Koordinator Pendampingan Kasus Yayasan Sapa, Sugih Hartini mengungkapkan sejumlah perempuan di desanya menjadi korban perkawinan anak karena minimnya pendidikan. Akses pendidikan yang sulit membuat orangtua memilih untuk menikahkan anak-anaknya di masa lalu. Bahkan, sejumlah ibu yang hadir dalam pertemuan rutin Bale Istri ini, menikah pada rentang usia 15-16 tahun.
Sebagai contoh, Sugih memaparkan, perkawinan anak seharusnya dihindari. Tidak hanya masalah kesehatan, ada banyak dampak yang merugikan anak perempuan. “Semua akan sulit. Belum lagi emosi yang belum stabil. Masih diasuh sama ibunya, malah sudah mengurus anak. Ini juga yang berdampak pada perceraian usia muda,” ujarnya.
Pengalaman pahit yang dialaminya mendorong Rasminah bersama dua perempuan korban perkawinan anak lainya, pada tahun 2018 mengajukan pemohonan uji materi di Mahkamah Konstitusi atas UU No.1 Tahun 1974 khususnya pasal yang mengatur batas usia minimal perkawinan.

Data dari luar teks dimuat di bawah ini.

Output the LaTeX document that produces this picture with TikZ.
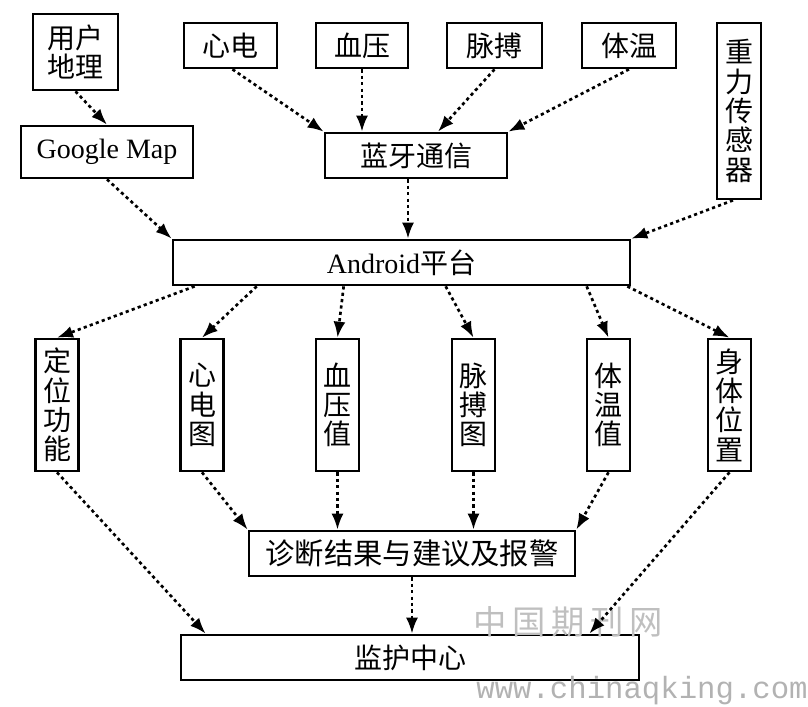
\documentclass[tikz,border=0pt]{standalone}
\usepackage{fontspec}
\setmainfont{Liberation Serif}
\newfontfamily\cjk{Noto Sans CJK SC}
\newfontfamily\wmfont{Liberation Mono}
\usetikzlibrary{arrows.meta,calc}

\tikzset{
  box/.style={draw, line width=2pt, inner sep=0pt, align=center,
    font=\fontsize{21}{22}\selectfont\cjk},
  sz/.style 2 args={minimum width=#1*0.75pt, minimum height=#2*0.75pt},
  vbox/.style={box, sz={43}{132}},
  flow/.style={line width=2pt, dash pattern=on 2.4pt off 2.4pt,
    -{Latex[length=12pt,width=9pt]}},
}

\begin{document}
\begin{tikzpicture}[x=0.75pt, y=-0.75pt]
  \useasboundingbox (0,0) rectangle (808,707);

  % Capteurs et sources
  \node[box, sz={85}{76}] (geo) at (75.5,52) {用户\\地理};
  \node[box, sz={172}{52}, font=\fontsize{21}{22}\selectfont] (gmap) at (107,152) {Google Map};
  \node[box, sz={93}{45}] (ecg) at (230.5,45.5) {心电};
  \node[box, sz={92}{45}] (bp) at (362,45.5) {血压};
  \node[box, sz={95}{45}] (pulse) at (494.5,45.5) {脉搏};
  \node[box, sz={94}{45}] (temp) at (629,45.5) {体温};
  \node[box, sz={44}{176}] (grav) at (739,111) {重\\力\\传\\感\\器};
  \node[box, sz={182}{45}] (bt) at (416,155.5) {蓝牙通信};

  % Plateforme
  \node[box, sz={457}{45}] (android) at (401.5,262.5) {{\rmfamily Android}平台};

  % Résultats
  \node[vbox] (loc) at (57,405) {定\\位\\功\\能};
  \node[vbox] (ecgimg) at (202,405) {心\\电\\图};
  \node[vbox] (bpv) at (337.5,405) {血\\压\\值};
  \node[vbox] (pulseimg) at (473.5,405) {脉\\搏\\图};
  \node[vbox] (tempv) at (608.5,405) {体\\温\\值};
  \node[vbox] (posture) at (729.5,405) {身\\体\\位\\置};

  \node[box, sz={326}{45}, font=\fontsize{22}{22}\selectfont\cjk] (diag) at (412,553.5) {诊断结果与建议及报警};
  \node[box, sz={458}{45}] (monitor) at (410,657.5) {监护中心};

  % Filigrane
  \node[text=gray!50, font=\fontsize{25}{25}\selectfont\cjk] (wmcn) at (568,622) {中\,国\,期\,刊\,网};
  \node[text=gray!60, font=\fontsize{23}{23}\selectfont\wmfont] (wmurl) at (642,691) {www.chinaqking.com};

  % Liaisons du haut
  \draw[flow] (geo.south) -- (gmap.north);
  \draw[flow] ($(ecg.south)+(2,0)$) -- (bt.north west);
  \draw[flow] (bp.south) -- (bp.south |- bt.north);
  \draw[flow] (pulse.south) -- ($(bt.north)+(22,0)$);
  \draw[flow] (temp.south) -- (bt.north east);
  \draw[flow] ($(bt.south)+(-8,0)$) -- ($(bt.south |- android.north)+(-8,0)$);
  \draw[flow] (gmap.south) -- (android.north west);
  \draw[flow] ($(grav.south)+(-6,0)$) -- (android.north east);

  % Liaisons vers les résultats
  \draw[flow] ($(android.south west)+(23,0)$) -- (loc.north);
  \draw[flow] ($(android.south west)+(85,0)$) -- (ecgimg.north);
  \draw[flow] ($(android.south west)+(172,0)$) -- (bpv.north);
  \draw[flow] ($(android.south west)+(274,0)$) -- (pulseimg.north);
  \draw[flow] ($(android.south west)+(415,0)$) -- (tempv.north);
  \draw[flow] ($(android.south east)+(-4,0)$) -- (posture.north);

  % Liaisons du bas
  \draw[flow] (ecgimg.south) -- (diag.north west);
  \draw[flow] (bpv.south) -- (bpv.south |- diag.north);
  \draw[flow] (pulseimg.south) -- (pulseimg.south |- diag.north);
  \draw[flow] (tempv.south) -- (diag.north east);
  \draw[flow] (loc.south) -- ($(monitor.north west)+(26,0)$);
  \draw[flow] (posture.south) -- ($(monitor.north east)+(-51,0)$);
  \draw[flow] (diag.south) -- (diag.south |- monitor.north);
\end{tikzpicture}
\end{document}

Permohonannya Rasminah dan kawan-kawan dikabulkan. MK menyatakan perkawinan anak melanggar Undang-Undang Dasar 1945. Setahun kemudian, akhir 2019, DPR bersama pemerintah pun merevisi UU Perkawinan, dan menaikkan usia perkawinan perempuan dari 16 tahun menjadi 19 tahun, sama dengan laki-laki. Harapannya tidak ada lagi praktik perkawinan anak yang akan menghancurkan masa depan anak dan menimbulkan dampak buruk bagi kesehatan reproduksi.